The latest data suggests the virus will shift to an endemic, following seasonal patterns much like the flu. Most likely, people will need to get annual vaccines to protect themselves against severe illness — again, just like the flu.
Given this information, it’s reasonable to conclude that the heightened awareness around health and hygiene is not going away any time soon. So, two years after COVID, it boggles my mind when I enter a restroom and have to manually touch the soap dispenser and faucet — especially when I’m attending industry events. I don’t leave feeling clean, that’s for sure. I’m reaching for my hand sanitizer as soon as I exit the facilities.
One positive side effect of the pandemic, is roughly half the population believes public restrooms are now cleaner and in better condition than they were pre-COVID, according to Bradley Corp.’s Healthy Handwashing Survey, released earlier this year.
The survey also reported that unclean restrooms tarnish the reputation of a business — 51% of Americans say unclean public restrooms show poor management, which is up from 39% in 2021. Respondents also report that encountering neglected restrooms lowers their opinion of the establishment (43%) and shows the business doesn’t care about its customers (38%). On the flip side, almost 60% say they are likely to spend more cash at a business with clean, well-maintained restrooms.
As you can imagine, 84% of respondents say it was important for public restrooms to be equipped with touchless fixtures, and 63% say they are more likely to return to a business that offers no-touch capabilities in its restrooms.
“In fact, Americans view touch-free technology as the number one feature that makes them feel safer from germs in restrooms,” said Jon Dommisse, vice president of marketing and corporate communication for Bradley Corp. “Touchless features are also Americans’ most requested improvement in restrooms. More cleaning/restocking takes second place.”

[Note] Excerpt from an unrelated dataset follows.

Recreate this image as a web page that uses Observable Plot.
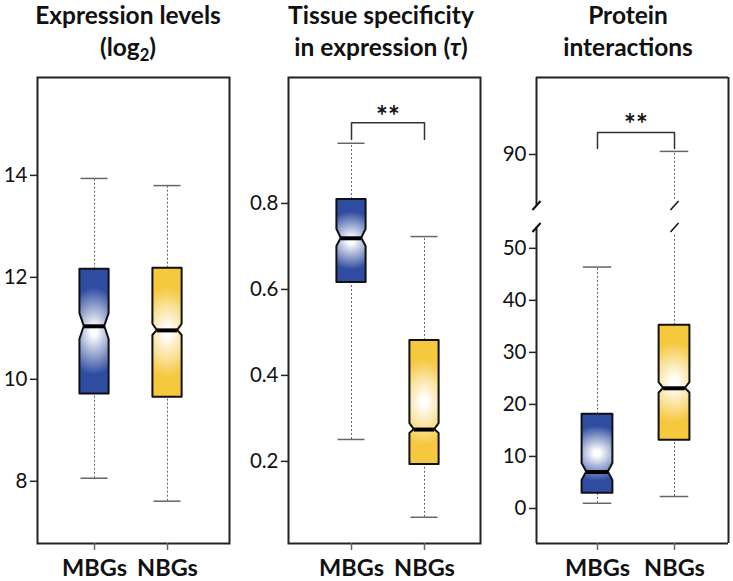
<!DOCTYPE html>
<html><head><meta charset="utf-8">
<script src="https://cdn.jsdelivr.net/npm/d3@7"></script>
<script src="https://cdn.jsdelivr.net/npm/@observablehq/plot@0.6"></script>
<style>
body{margin:0;background:#fff;}
#wrap{position:relative;width:733px;height:581px;overflow:hidden;font-family:Lato,"Open Sans",sans-serif;background:#fff;}
.layer{position:absolute;left:0;top:0;}
.title{position:absolute;top:-1px;width:260px;text-align:center;font-weight:700;font-size:24.5px;line-height:32px;color:#111;}
.title sub{font-size:0.68em;line-height:0;vertical-align:-0.3em;}
</style></head><body>
<div id="wrap">
<svg width="0" height="0" style="position:absolute">
<defs>
<radialGradient id="gBlue" cx="0.5" cy="0.5" r="0.5" gradientTransform="translate(0.5 0.5) scale(2 0.7) translate(-0.5 -0.5)">
<stop offset="0" stop-color="#ffffff"/><stop offset="0.1" stop-color="#ffffff"/><stop offset="1" stop-color="#2f4ca0"/>
</radialGradient>
<radialGradient id="gYellow" cx="0.5" cy="0.5" r="0.5" gradientTransform="translate(0.5 0.5) scale(2 0.7) translate(-0.5 -0.5)">
<stop offset="0" stop-color="#ffffff"/><stop offset="0.1" stop-color="#ffffff"/><stop offset="1" stop-color="#f5c83e"/>
</radialGradient>
</defs>
</svg>
<div class="title" style="left:-2px">Expression levels<br>(log<sub>2</sub>)</div>
<div class="title" style="left:251px">Tissue specificity<br>in expression (<i>τ</i>)</div>
<div class="title" style="left:498px">Protein<br>interactions</div>
</div>
<script>
const categories = ["MBGs", "NBGs"];
const fills = ["url(#gBlue)", "url(#gYellow)"];

// Panel 1: expression levels (log2)
const exprWhiskerLow  = [8.06, 7.61];
const exprQ1          = [9.71, 9.65];
const exprMedian      = [11.04, 10.96];
const exprQ3          = [12.16, 12.18];
const exprWhiskerHigh = [13.94, 13.80];
const exprNotchLow    = [10.78, 10.86];
const exprNotchHigh   = [11.29, 11.08];
const exprTicks       = [8, 10, 12, 14];

// Panel 2: tissue specificity (tau)
const tauWhiskerLow  = [0.251, 0.070];
const tauQ1          = [0.616, 0.193];
const tauMedian      = [0.719, 0.274];
const tauQ3          = [0.809, 0.481];
const tauWhiskerHigh = [0.940, 0.723];
const tauNotchLow    = [0.700, 0.265];
const tauNotchHigh   = [0.740, 0.288];
const tauTicks       = [0.2, 0.4, 0.6, 0.8];
const tauBracket     = [0.949, 0.988];
const tauStars       = 1.001;

// Panel 3: protein interactions (broken axis)
const ppiWhiskerLow  = [1.0, 2.3];
const ppiQ1          = [2.95, 13.1];
const ppiMedian      = [7.0, 23.1];
const ppiQ3          = [18.1, 35.2];
const ppiWhiskerHigh = [46.4, 90.6];
const ppiNotchLow    = [5.4, 22.2];
const ppiNotchHigh   = [8.65, 24.2];
const ppiTicks       = [0, 10, 20, 30, 40, 50, 90];
const ppiBreak       = [54.0, 80.2];
const ppiBracket     = [91.15, 94.23];
const ppiStars       = 95.6;

const BOX_HALF = 0.2, NOTCH_HALF = 0.14, CAP_HALF = 0.185;

const slash = {draw(ctx, size) {const r = Math.sqrt(size / Math.PI); ctx.moveTo(-r * 0.9, r); ctx.lineTo(r * 0.9, -r);}};

function panel(o) {
  const marks = [];
  const n = categories.length;
  const wh = [];
  for (let i = 0; i < n; i++) {
    wh.push({x: i, y1: o.low[i], y2: o.q1[i]});
    if (o.brk && o.high[i] > o.brk[1] && o.q3[i] < o.brk[0]) {
      wh.push({x: i, y1: o.q3[i], y2: o.brk[0] - 1.2});
      wh.push({x: i, y1: o.brk[1] + 1.2, y2: o.high[i]});
    } else {
      wh.push({x: i, y1: o.q3[i], y2: o.high[i]});
    }
  }
  marks.push(Plot.ruleX(wh, {x: "x", y1: "y1", y2: "y2", stroke: "#666", strokeWidth: 1, strokeDasharray: "2,2"}));
  const caps = [];
  for (let i = 0; i < n; i++) {
    caps.push({y: o.low[i], x1: i - CAP_HALF, x2: i + CAP_HALF});
    caps.push({y: o.high[i], x1: i - CAP_HALF, x2: i + CAP_HALF});
  }
  marks.push(Plot.ruleY(caps, {y: "y", x1: "x1", x2: "x2", stroke: "#666", strokeWidth: 1.5}));
  for (let i = 0; i < n; i++) {
    const pts = [
      {y: o.q1[i], h: BOX_HALF},
      {y: o.nl[i], h: BOX_HALF},
      {y: o.med[i], h: NOTCH_HALF},
      {y: o.nh[i], h: BOX_HALF},
      {y: o.q3[i], h: BOX_HALF}
    ];
    marks.push(Plot.areaX(pts, {y: "y", x1: d => i - d.h, x2: d => i + d.h, fill: fills[i], stroke: "#111", strokeWidth: 2, curve: "linear"}));
  }
  marks.push(Plot.ruleY(o.med.map((m, i) => ({y: m, x1: i - NOTCH_HALF, x2: i + NOTCH_HALF})), {y: "y", x1: "x1", x2: "x2", stroke: "#000", strokeWidth: 4}));
  const [x0, x1] = o.xDomain;
  const y0 = o.yDomain[0], y1 = o.yDomain[o.yDomain.length - 1];
  if (o.brk) {
    marks.push(Plot.ruleY([y1, y0], {stroke: "#222", strokeWidth: 2}));
    marks.push(Plot.ruleX([{x: x1, a: y0, b: y1}, {x: x0, a: y0, b: o.brk[0]}, {x: x0, a: o.brk[1], b: y1}], {x: "x", y1: "a", y2: "b", stroke: "#222", strokeWidth: 2}));
    marks.push(Plot.dot([{x: x0, y: o.brk[0]}, {x: x0, y: o.brk[1]}], {x: "x", y: "y", symbol: slash, r: 4.5, stroke: "#111", strokeWidth: 2, fill: "none"}));
    marks.push(Plot.dot([{x: 1, y: o.brk[0]}, {x: 1, y: o.brk[1]}], {x: "x", y: "y", symbol: slash, r: 4.5, stroke: "#111", strokeWidth: 1.5, fill: "none"}));
  } else {
    marks.push(Plot.frame({stroke: "#222", strokeWidth: 2}));
  }
  if (o.bracket) {
    marks.push(Plot.line([{x: 0, y: o.bracket[0]}, {x: 0, y: o.bracket[1]}, {x: 1, y: o.bracket[1]}, {x: 1, y: o.bracket[0]}], {x: "x", y: "y", stroke: "#333", strokeWidth: 1.5}));
    marks.push(Plot.text([{x: 0.5, y: o.stars}], {x: "x", y: "y", text: () => "**", fontSize: 28, fontWeight: "bold", fill: "#111"}));
  }
  marks.push(Plot.axisY({ticks: o.ticks, tickFormat: d => String(d), tickSize: 7, tickPadding: 3, fontSize: 20.5, stroke: "#222", strokeWidth: 1.5, fill: "#111", label: null}));
  marks.push(Plot.axisX({ticks: [0, 1], tickFormat: i => categories[i], tickSize: 7, tickPadding: 9, fontSize: 23.5, fontWeight: "bold", stroke: "#666", strokeWidth: 1.5, fill: "#111", label: null}));
  const svg = Plot.plot({
    width: 733, height: 581,
    marginLeft: o.left, marginRight: 733 - o.right, marginTop: 77, marginBottom: 38,
    x: {type: "linear", domain: o.xDomain, range: [o.left, o.right]},
    y: {type: "linear", domain: o.yDomain, range: o.yRange},
    style: {background: "transparent", fontFamily: "Lato, 'Open Sans', sans-serif", color: "#111", overflow: "visible"},
    marks
  });
  svg.classList.add("layer");
  svg.style.position = "absolute";
  svg.style.left = "0px"; svg.style.top = "0px";
  return svg;
}

const wrap = document.getElementById("wrap");
wrap.appendChild(panel({
  left: 37, right: 229, xDomain: [-0.781, 1.849],
  yDomain: [6.78, 15.92], yRange: [543, 77],
  low: exprWhiskerLow, q1: exprQ1, med: exprMedian, q3: exprQ3, high: exprWhiskerHigh, nl: exprNotchLow, nh: exprNotchHigh,
  ticks: exprTicks
}));
wrap.appendChild(panel({
  left: 288, right: 480, xDomain: [-0.863, 1.767],
  yDomain: [0.009, 1.093], yRange: [543, 77],
  low: tauWhiskerLow, q1: tauQ1, med: tauMedian, q3: tauQ3, high: tauWhiskerHigh, nl: tauNotchLow, nh: tauNotchHigh,
  ticks: tauTicks, bracket: tauBracket, stars: tauStars
}));
wrap.appendChild(panel({
  left: 536, right: 728, xDomain: [-0.792, 1.701],
  yDomain: [-6.73, ppiBreak[0], ppiBreak[1], 104.8], yRange: [543, 227, 205, 77],
  low: ppiWhiskerLow, q1: ppiQ1, med: ppiMedian, q3: ppiQ3, high: ppiWhiskerHigh, nl: ppiNotchLow, nh: ppiNotchHigh,
  ticks: ppiTicks, brk: ppiBreak, bracket: ppiBracket, stars: ppiStars
}));
</script>
</body></html>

The survey notes Americans consider touchless faucets, soap dispensers, flushers and even restroom entrance door as their top four most important touchless restroom features.
I don’t see any new building or facility opting for non-touchless restroom fixtures going forward in this post-COVID, hygiene-focused world (and if they do, it’s the engineer’s job to point out the data supporting touchless), but existing buildings should be looking to upgrade their facilities. Engineers can help their customers by specifying smart, reliable products to help customers save money on maintenance, operation and conserve water at the same time.